Since the U.S. Supreme Court does not say what waa reversed, on;y the case as qupted in the article explains that.

As we interpret the decisions of the Supreme Court of the United States in the Burstyn case, the Commercial Pictures case, and Holmby Prods. v. Vaughn (350 U. S. 870), a statute which leaves any field open to the opinion, discretion or individual point of view of a censor in banning a moving picture violates the Fourteenth Amendment.
- MTR. OF KINGSLEY CORP. v. Regents

4 AD 2d 348, 165 NYS 2d 681 - NY: Appellate Div., 3rd Dept., 1957

In 1955 the Court in Holmby Productions, Inc. v. Vaughn, 350 U.S. 870, 76 S.Ct. 117, 193, 100 L.Ed. 73, held that the Kansas statute authorizing the Board of Censors to disapprove of such motion picture films as are "cruel, obscene, indecent, or immoral, or such as tend to debase or corrupt morals," was unconstitutional as applied to that case.
- United Artists v. BD. OF CENSORS, 124 A. 2d 292, 210 Md. 586 - Md: Court of Appeals of Maryland, 1956 - Google Scholar

Thus I thinl these and other decision s citing it show it deserves inclusion. I think I'll add these points to the article.

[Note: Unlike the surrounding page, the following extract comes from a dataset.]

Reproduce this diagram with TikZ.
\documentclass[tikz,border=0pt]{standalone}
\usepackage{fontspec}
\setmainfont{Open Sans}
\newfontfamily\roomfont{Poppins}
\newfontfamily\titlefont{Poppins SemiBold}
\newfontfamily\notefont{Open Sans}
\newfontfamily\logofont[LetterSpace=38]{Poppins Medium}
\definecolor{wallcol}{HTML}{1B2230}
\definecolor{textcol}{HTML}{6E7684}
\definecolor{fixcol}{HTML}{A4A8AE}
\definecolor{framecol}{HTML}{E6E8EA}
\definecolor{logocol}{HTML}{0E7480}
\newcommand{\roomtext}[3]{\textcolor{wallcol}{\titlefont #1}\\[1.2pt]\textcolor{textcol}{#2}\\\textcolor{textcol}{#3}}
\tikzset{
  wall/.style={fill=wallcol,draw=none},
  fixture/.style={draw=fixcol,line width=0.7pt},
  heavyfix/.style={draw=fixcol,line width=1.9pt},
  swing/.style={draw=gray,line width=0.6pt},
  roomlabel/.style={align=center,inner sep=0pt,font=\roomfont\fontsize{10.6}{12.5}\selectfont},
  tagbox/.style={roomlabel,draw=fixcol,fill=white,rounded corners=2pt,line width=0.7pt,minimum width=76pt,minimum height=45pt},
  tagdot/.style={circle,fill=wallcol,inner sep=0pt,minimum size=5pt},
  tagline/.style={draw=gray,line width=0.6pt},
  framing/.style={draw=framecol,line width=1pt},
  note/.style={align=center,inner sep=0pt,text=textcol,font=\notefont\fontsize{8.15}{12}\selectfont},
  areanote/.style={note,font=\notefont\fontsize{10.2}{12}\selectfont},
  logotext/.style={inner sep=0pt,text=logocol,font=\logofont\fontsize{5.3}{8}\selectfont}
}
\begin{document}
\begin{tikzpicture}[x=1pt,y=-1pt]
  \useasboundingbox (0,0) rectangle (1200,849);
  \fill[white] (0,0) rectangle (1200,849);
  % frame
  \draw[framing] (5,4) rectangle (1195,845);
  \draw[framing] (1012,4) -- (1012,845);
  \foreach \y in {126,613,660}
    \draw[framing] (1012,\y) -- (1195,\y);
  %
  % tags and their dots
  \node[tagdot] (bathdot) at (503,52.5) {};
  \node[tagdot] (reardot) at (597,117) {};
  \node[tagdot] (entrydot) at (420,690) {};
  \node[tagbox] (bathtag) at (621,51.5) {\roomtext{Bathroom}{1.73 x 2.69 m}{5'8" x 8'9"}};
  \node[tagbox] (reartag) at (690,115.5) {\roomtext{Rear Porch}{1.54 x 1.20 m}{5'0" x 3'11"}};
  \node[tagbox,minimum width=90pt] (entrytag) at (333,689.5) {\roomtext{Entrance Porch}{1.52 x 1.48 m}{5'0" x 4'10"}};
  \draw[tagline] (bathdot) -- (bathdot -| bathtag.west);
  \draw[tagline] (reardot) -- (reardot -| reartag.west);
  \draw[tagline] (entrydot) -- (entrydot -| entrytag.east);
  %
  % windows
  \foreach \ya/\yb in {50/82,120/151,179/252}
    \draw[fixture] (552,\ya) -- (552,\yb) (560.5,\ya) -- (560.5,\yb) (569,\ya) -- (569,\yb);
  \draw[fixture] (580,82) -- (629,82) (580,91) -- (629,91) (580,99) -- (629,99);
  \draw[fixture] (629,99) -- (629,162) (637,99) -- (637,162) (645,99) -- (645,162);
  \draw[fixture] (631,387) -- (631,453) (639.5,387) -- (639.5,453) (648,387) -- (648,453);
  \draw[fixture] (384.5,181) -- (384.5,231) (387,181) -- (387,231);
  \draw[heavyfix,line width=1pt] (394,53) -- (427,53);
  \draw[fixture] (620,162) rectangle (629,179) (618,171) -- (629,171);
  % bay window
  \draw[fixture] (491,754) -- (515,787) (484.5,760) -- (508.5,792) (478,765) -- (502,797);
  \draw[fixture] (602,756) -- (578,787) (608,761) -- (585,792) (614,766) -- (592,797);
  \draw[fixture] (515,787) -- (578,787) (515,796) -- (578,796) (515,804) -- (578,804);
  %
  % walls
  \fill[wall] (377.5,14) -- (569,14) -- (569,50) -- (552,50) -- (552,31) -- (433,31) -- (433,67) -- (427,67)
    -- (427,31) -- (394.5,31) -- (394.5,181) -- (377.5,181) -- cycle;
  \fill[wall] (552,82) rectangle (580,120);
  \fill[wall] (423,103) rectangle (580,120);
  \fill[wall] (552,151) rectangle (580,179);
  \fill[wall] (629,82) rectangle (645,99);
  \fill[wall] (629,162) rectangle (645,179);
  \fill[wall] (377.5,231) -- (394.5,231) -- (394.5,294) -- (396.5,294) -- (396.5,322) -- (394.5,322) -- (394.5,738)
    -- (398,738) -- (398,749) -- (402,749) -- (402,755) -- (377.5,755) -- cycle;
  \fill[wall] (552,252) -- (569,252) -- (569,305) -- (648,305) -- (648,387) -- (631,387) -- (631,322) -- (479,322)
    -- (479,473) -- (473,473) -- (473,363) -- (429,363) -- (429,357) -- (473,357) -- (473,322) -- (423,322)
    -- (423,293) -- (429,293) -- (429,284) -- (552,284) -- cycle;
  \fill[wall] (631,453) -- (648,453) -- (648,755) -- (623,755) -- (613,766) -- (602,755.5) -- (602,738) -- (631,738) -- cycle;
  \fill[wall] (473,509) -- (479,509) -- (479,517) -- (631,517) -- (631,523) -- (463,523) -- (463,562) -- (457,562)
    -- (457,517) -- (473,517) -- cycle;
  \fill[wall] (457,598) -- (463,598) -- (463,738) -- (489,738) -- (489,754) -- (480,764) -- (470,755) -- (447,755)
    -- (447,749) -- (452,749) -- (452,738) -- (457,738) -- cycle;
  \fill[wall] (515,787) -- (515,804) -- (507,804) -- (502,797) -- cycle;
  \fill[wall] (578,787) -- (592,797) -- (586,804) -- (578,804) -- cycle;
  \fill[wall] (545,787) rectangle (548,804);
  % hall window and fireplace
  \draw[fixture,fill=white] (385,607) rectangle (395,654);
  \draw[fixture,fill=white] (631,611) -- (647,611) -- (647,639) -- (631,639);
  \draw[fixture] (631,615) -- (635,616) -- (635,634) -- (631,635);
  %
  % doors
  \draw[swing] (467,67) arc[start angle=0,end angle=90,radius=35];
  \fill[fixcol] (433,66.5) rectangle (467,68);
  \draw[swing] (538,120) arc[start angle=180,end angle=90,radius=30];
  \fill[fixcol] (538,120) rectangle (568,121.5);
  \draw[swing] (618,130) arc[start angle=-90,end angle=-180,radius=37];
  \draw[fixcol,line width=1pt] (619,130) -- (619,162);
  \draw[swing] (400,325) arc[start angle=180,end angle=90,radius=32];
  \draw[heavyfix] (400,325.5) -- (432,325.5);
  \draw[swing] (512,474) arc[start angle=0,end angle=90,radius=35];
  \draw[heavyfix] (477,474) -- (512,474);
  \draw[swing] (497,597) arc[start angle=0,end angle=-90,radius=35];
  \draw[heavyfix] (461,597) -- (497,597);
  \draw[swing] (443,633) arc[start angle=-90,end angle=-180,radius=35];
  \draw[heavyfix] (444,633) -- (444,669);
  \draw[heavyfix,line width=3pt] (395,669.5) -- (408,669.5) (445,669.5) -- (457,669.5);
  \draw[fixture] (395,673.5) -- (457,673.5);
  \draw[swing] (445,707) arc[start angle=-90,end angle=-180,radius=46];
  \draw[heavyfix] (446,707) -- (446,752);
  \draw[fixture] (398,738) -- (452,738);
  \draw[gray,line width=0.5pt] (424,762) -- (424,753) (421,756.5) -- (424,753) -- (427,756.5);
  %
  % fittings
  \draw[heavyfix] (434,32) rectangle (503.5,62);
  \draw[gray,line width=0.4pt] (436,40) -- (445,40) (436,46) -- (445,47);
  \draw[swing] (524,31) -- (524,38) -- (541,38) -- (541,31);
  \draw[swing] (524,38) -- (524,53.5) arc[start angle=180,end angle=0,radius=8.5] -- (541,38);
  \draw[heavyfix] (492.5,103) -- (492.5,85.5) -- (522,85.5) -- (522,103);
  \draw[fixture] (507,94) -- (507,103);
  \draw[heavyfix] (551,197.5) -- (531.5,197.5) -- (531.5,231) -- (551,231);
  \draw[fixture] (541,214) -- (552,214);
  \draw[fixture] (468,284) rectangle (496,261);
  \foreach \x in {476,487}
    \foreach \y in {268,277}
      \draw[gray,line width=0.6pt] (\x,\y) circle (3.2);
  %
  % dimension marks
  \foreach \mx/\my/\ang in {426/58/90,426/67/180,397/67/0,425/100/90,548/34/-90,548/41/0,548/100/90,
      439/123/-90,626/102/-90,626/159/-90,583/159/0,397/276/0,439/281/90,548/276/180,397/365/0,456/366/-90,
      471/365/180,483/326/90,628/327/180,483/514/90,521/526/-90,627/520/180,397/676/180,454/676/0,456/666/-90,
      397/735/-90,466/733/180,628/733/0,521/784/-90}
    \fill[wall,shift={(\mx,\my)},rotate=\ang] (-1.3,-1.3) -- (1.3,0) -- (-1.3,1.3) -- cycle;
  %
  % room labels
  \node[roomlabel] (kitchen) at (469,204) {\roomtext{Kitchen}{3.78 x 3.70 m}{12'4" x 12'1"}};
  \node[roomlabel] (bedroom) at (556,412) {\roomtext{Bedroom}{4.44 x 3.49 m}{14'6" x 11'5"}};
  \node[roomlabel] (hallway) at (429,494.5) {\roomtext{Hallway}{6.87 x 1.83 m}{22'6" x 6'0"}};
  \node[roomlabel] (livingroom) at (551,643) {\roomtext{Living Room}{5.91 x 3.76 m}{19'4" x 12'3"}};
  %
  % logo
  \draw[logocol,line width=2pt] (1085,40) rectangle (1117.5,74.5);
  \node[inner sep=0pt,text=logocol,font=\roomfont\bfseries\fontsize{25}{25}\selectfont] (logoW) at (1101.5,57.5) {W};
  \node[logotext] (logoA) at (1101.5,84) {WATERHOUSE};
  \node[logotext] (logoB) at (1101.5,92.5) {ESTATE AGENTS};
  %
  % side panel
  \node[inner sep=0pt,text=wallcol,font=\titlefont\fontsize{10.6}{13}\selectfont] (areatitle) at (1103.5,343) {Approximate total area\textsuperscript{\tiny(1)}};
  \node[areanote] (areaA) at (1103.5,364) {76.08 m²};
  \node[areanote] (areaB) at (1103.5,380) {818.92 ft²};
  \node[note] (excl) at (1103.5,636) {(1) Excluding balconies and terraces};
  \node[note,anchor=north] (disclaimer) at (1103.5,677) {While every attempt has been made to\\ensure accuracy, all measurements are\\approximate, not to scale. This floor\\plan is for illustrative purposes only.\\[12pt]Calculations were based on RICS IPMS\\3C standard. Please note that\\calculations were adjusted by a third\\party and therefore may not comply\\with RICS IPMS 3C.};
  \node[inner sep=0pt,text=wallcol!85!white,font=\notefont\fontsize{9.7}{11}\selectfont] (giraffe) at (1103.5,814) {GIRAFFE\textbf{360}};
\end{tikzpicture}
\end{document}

"Understanding of things by me is only made possible by viewers (of my comments) like you."

Thank you.
Paul Robinson Rfc1394 (talk) 01:39, 31 August 2022 (UTC)

Relisted to generate a more thorough discussion and clearer consensus.
Please add new comments below this notice. Thanks, Liz 21:55, 2 September 2022 (UTC)

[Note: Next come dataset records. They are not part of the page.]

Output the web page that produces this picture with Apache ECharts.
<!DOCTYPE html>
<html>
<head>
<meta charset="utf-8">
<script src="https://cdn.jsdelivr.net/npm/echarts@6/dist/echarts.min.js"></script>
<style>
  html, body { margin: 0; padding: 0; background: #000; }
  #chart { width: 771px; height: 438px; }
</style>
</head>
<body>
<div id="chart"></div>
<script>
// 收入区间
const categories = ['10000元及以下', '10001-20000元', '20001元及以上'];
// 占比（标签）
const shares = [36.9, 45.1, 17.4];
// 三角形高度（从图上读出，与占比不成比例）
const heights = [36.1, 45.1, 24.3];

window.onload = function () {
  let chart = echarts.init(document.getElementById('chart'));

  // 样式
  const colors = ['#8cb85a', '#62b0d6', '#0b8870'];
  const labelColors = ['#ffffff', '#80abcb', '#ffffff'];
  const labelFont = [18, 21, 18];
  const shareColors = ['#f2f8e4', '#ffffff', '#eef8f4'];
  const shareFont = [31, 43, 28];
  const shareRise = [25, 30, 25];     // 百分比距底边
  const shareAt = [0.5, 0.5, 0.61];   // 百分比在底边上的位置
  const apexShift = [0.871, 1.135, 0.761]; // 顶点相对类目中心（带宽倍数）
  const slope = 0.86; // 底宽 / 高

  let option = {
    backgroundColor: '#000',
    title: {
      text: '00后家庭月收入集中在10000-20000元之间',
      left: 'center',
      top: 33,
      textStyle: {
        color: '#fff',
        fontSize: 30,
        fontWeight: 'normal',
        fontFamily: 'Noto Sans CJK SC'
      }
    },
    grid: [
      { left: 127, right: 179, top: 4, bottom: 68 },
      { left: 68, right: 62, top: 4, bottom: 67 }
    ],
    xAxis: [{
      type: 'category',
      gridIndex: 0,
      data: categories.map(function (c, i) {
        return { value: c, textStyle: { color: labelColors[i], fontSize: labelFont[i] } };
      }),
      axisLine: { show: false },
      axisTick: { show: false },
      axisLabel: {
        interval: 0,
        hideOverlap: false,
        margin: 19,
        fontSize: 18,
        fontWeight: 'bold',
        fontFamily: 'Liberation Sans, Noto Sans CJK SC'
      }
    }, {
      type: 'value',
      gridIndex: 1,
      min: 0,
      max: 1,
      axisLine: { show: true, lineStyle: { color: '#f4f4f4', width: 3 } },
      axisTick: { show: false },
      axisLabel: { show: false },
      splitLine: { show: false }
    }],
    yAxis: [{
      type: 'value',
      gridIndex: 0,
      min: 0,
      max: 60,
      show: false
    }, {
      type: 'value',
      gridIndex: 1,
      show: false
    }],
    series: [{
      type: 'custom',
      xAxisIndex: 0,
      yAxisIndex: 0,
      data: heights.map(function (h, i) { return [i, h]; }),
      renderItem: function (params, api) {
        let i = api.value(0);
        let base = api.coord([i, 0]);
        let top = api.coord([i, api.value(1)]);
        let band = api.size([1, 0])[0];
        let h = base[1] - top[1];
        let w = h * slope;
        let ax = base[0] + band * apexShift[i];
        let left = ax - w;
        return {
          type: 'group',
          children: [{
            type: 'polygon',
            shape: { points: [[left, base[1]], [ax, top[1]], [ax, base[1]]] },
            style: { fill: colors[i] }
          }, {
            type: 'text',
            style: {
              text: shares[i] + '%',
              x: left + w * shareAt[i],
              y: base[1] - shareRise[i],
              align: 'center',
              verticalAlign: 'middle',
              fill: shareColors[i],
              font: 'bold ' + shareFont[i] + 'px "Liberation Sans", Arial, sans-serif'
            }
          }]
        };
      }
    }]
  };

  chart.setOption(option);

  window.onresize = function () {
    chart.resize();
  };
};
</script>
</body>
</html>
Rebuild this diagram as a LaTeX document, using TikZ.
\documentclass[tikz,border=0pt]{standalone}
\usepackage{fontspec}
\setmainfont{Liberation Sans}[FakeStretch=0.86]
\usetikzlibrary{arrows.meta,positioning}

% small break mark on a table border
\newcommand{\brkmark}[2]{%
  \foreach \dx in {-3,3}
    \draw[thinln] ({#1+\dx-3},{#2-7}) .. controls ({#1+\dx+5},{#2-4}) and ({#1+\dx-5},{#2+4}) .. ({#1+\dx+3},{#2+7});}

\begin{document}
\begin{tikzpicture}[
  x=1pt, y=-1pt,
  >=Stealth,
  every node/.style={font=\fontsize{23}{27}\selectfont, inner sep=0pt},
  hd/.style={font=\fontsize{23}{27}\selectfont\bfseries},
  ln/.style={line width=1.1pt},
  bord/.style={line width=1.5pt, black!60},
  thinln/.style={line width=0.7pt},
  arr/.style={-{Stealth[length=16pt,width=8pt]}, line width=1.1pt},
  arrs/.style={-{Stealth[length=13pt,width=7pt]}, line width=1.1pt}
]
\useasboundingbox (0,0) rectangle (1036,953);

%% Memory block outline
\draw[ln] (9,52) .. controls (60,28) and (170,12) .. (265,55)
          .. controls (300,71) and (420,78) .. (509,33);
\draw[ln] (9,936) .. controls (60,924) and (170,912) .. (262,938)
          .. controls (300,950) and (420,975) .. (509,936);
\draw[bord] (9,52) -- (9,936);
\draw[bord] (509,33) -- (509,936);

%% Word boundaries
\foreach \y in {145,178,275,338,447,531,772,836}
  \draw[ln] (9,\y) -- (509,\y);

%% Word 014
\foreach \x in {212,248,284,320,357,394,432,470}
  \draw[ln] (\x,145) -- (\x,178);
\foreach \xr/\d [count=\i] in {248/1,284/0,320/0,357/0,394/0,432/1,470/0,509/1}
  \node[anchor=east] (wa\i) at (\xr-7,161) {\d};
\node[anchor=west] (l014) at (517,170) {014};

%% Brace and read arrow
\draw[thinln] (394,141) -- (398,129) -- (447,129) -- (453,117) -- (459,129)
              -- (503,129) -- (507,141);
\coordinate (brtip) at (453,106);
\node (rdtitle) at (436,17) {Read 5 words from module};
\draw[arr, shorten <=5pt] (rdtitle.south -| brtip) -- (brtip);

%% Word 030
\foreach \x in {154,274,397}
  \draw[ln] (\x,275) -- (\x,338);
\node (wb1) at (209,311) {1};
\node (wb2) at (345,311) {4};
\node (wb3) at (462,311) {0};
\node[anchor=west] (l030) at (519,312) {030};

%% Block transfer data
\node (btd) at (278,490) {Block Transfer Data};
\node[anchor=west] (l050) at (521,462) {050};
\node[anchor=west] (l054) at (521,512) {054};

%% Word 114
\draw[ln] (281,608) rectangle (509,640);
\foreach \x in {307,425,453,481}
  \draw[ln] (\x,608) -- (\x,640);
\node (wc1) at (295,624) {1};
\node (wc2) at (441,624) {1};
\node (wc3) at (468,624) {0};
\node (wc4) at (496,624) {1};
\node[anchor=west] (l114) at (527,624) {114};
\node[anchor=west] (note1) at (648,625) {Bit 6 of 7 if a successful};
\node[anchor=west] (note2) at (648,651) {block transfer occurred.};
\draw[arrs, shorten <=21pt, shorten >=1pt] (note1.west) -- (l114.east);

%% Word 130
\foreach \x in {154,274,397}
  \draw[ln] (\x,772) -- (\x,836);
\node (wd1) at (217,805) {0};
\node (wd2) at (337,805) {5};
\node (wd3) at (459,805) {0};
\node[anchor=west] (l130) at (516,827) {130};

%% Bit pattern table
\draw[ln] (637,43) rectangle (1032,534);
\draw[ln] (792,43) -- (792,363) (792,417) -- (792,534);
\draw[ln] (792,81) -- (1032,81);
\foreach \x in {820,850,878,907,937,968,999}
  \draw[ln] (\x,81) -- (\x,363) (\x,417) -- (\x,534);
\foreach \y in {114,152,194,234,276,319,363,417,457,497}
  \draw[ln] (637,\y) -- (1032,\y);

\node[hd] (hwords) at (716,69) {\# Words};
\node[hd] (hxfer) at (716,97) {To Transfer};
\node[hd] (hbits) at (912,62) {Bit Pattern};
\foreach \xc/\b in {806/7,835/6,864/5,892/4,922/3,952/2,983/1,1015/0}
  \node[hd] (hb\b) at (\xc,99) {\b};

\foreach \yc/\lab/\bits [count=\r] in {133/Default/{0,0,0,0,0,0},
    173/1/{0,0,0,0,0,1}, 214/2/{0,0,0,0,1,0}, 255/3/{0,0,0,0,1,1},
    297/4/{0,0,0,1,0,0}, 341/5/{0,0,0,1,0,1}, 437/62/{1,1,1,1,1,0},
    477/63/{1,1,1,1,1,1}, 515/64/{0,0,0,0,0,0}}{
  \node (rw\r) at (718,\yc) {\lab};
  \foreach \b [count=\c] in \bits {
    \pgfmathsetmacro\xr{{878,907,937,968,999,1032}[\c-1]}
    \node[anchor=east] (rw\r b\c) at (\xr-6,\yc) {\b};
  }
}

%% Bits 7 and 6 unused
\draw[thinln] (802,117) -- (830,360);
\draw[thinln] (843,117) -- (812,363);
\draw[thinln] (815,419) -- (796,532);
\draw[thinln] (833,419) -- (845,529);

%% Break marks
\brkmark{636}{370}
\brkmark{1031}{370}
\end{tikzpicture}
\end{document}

  • Comment All sources used in the article are primary sources. We'd need either a scholarly journal discussing the case or newspaper articles discussing it. Same reason for not using Hansard for example, it's published by those who dictate it. Above discussion appears to be all original research, so we can't really use that either. Oaktree b (talk) 22:06, 2 September 2022 (UTC)

Relisted to generate a more thorough discussion and clearer consensus.